You might have heard about it. Some 25000 odd deaths in the last ten years. More 4500 deaths in the last seven years alone, all this while their leaders were busy selling farmlands to set IT cities. In fact at one time there was a joke about the capital city of this state; "It's actually made up of two cities, Hyderabad and Hyperabad" Yes, you've guessed correctly. This post is all about Andhra Pradesh.
The funniest part however is that everyone seems to believe that this is a brand new event even though official records show that the farmer suicides have been going since the early 1990's. What has completely devastated several districts, including Anantapur, is a long running drought that began in 2001 and is yet to end. At the Nairobi summit of the United Nations Framework Convention on Climate Change, there was a strong focus on the fact that those most likely to be severely affected will be people who had no hand in propagating the anthropogenic factors that have escalated climate change. It will be the poorest of the poor, the landless, the economically backward, the socially marginalized. All of which describe the farmers of Andhra Pradesh.
The most terrifying truth about this scenario is the fact that these farmers are being crushed between the jaws of the Globalisation mantra and unreliable climate patterns. The Indian farmer has traditionally relied on the monsoons for sustenance, they are his benefactors. They are his cruel masters; to whose whims and mercies lies bound, inextricably, his life. In the WTO regime, that really, desperately wants us to believe that 'the world is flat', people such as these farmers have no voice, no power and no access to the wealth that the WTO promises to bring to people exactly like them; honest, hardworking and desirous of a 'good life.'
Now, that promise stands forfeited.
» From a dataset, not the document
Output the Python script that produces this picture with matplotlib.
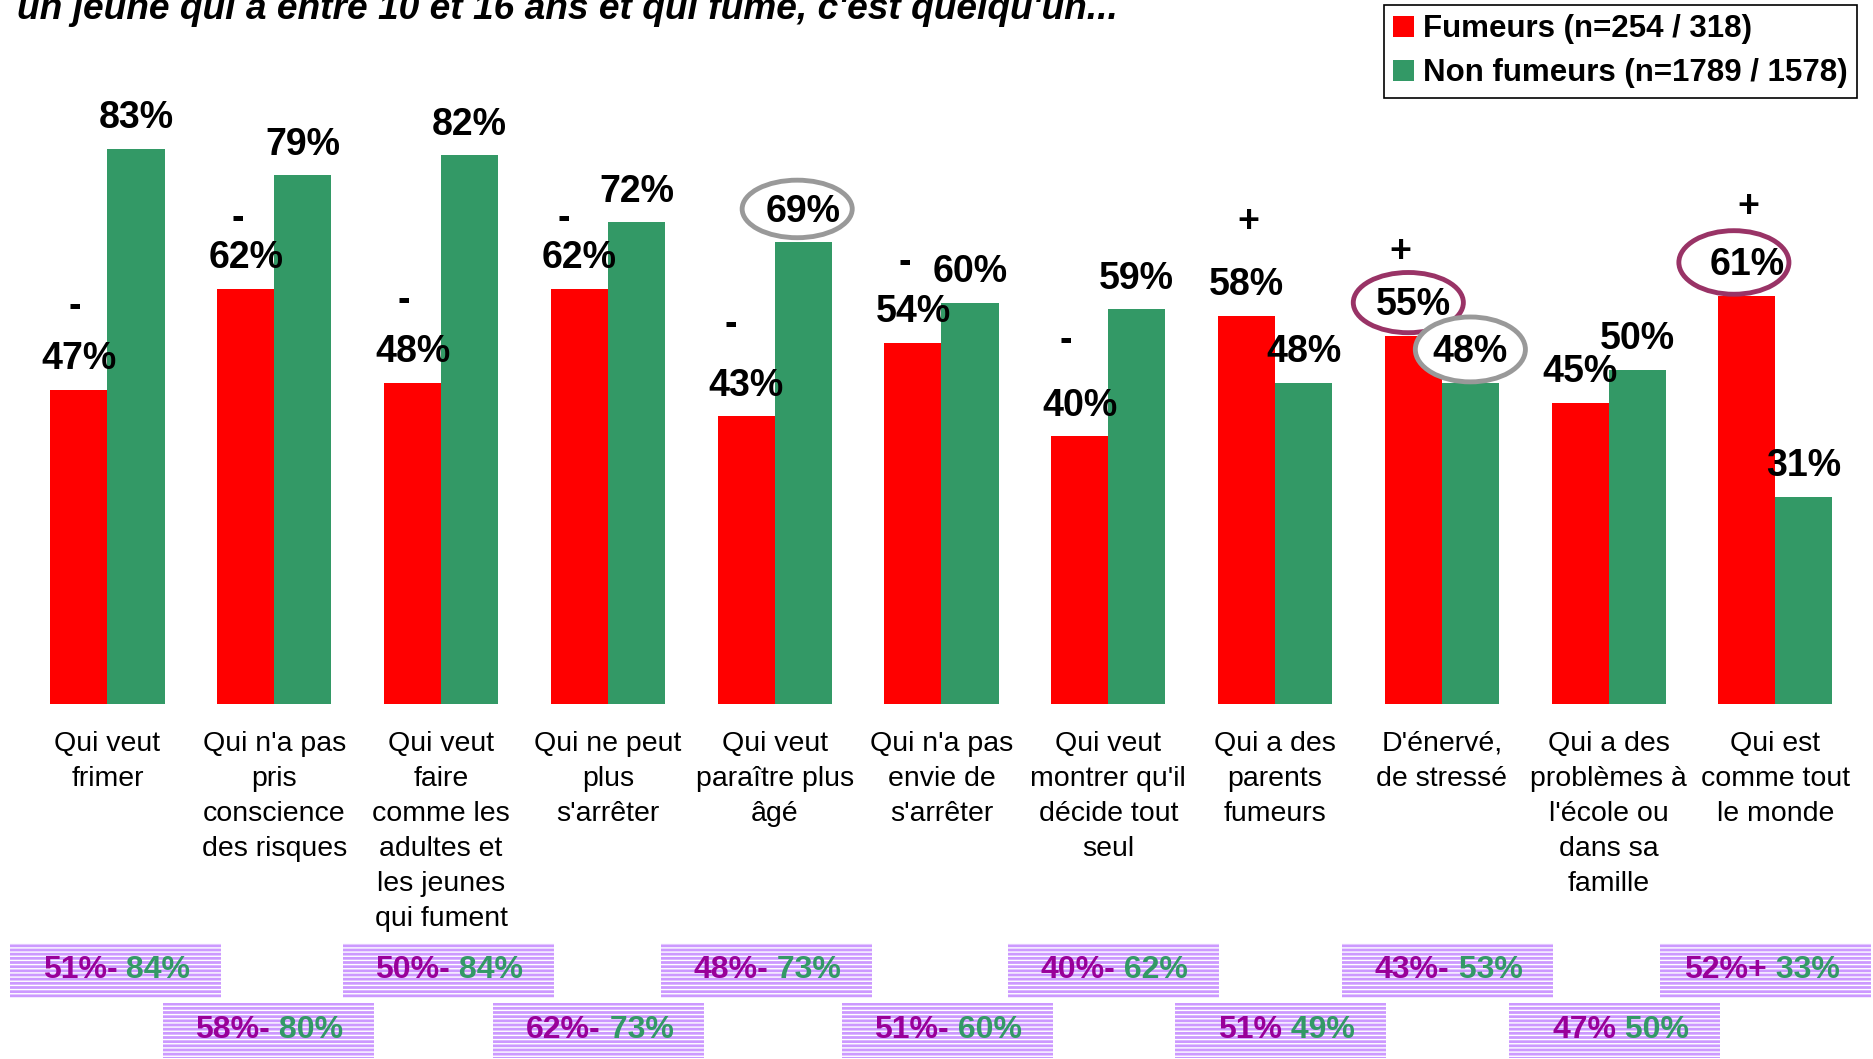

There is no salvation in sight for these people with no financial lending institution or government organisation willing to take up the responsibility for improving the situation. Indeed many of the small scale private banks which were supposed to exist as the farmers friend now no longer give out loans to them. Their new clientèle is the upper middle class urban population.
To spice up things, Andhra Pradesh regularly experiences the same troubles as Orissa. Storms, cyclones near the coasts and prolonged drought inland. Nature's double whammy which, compounded by the failure of government policy and the competition from cheaper food grain imports, seems to be the surefire solution to India's overpopulation problem; 'Kill them all!'
I know I shouldn't sound so depressing and negative, but most of what I typed above is so terribly true, I don't know if it makes a difference if I package it in tinfoil and ribbons.
Going back to the discussion on climate change, it is not really difficult to imagine how climate change is going to further worsen the situation in Andhra Pradesh. Erratic precipitation, unending droughts, government apathy and repeatedly failing crops. India is already incapable of feeding her masses. Now farmer after farmer is giving up on agriculture. There is little left to imagine about what the future holds unless some corrective action takes place.
References:
P Sainath on the state of farmers in Andhra and Maharashtra
p.s. - Palagummi Sainath is this year's winner of the Ramon Magasasay award. He is the rural affairs editor for The Hindu, a leading daily in India.